There are lists of everything all over the internet. I chose not to look at what others said of leadership but drew out of memory the quotes and ideas of others who’ve made a deep impression of my life. I said in the beginning that I considered myself to be neither a leader nor a follower. And yet I believe that in order to be successful in my sole proprietorship, I need a sure, steady command of myself and an ability to lead others. How do I stack up as being a leader?
- Visionary. This requires an active imagination, the ability to see what might be. I was born that way or else was stirred to the depths of my being by the words of others such that I developed my own way of seeing things.
- Stoic. I can exhibit that ability to stick things out no matter the odds, but I must admit to dropping endeavors at times before they’ve had the chance to play out. This, perhaps, is an area to work on, to incorporate more deeply into my being.
- Purpose and direction. Even though my purpose and direction have shifted somewhat when circumstances have changed, I believe my overall purpose – to leave the Earth better for my having been here – has always been in my soul, even before I could fully express it.
- Perspicacity. Shoot, sometimes I let the what-ifs intrude into the reality of what is or even what can be. This is another of those qualities that need to be worked into my way of being.

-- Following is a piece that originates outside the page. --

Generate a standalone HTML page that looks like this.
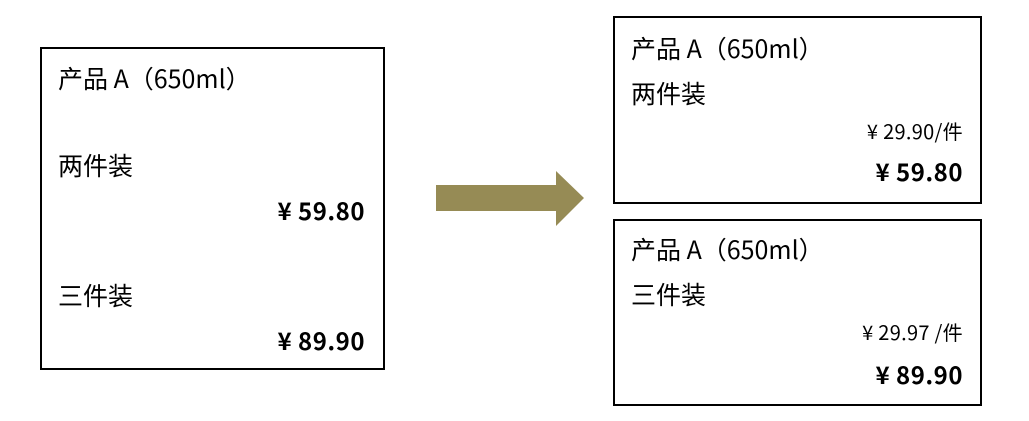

- Recognize and seize opportunities. Do I always know or recognize opportunities? Sometimes only in hindsight, but I think along with age I gain certain wisdom, and that includes recognizing and taking advantage of an opportunity as it presents itself.
- Iconoclast. This is one of those words I loved rolling around in my mouth from when I first heard it. And so I aspired to be iconoclastic. I guess I’ve been the iconoclast even when it wasn’t wise to do so, but some of those societal conventions I’ve followed have worked out well too. Being a mama, getting married, graduating from college, and earning a steady income from working for others certainly have worked. But I treasure those iconoclastic moments too – the jumping from one geographic location to another, choosing to work in a “man’s job” in the Navy, selecting unusual living quarters (from an adobe hut in the rain forest, to a camper, to an old boat), and now, a retirement career when perhaps I don’t even need the money, strictly speaking. Iconoclast? Sign me up!
- Self-confidence. Ah-hum. Self-doubt is a big adversary of mine, but at least I know it. And identifying a problem is a step toward defeating it.
- Empathetic. Most friends would give me a passing grade, but again, I need improvement here.
- Integrity. I normally do what I say I’m going to do, have seldom gone against my personal code of ethics (I find that when I have, the effect is akin to sticking my hand in the fire), so while I do passing well here, there’s definitely room for improvement.
- Honesty. While I don't tend toward brutal honesty, I do aim for transparency in all my actions. Self-deceptive at times? Guilty. Truthful to others? Yes, unless I think the truth would hurt too much. Then I couch that honesty in emphasizing the half-truth while trying to sneak in a little bit of the criticism called for.
So, am I a leader? I know I can be a good follower when I believe in a cause and have great confidence in the leader. As far as leadership, I guess we won’t know that until all is said and done.
What about you? Are you a leader? If you’re engaged in your own small business and you’re achieving success, then I’d give you a big ole ‘A’. Maybe even heck yea.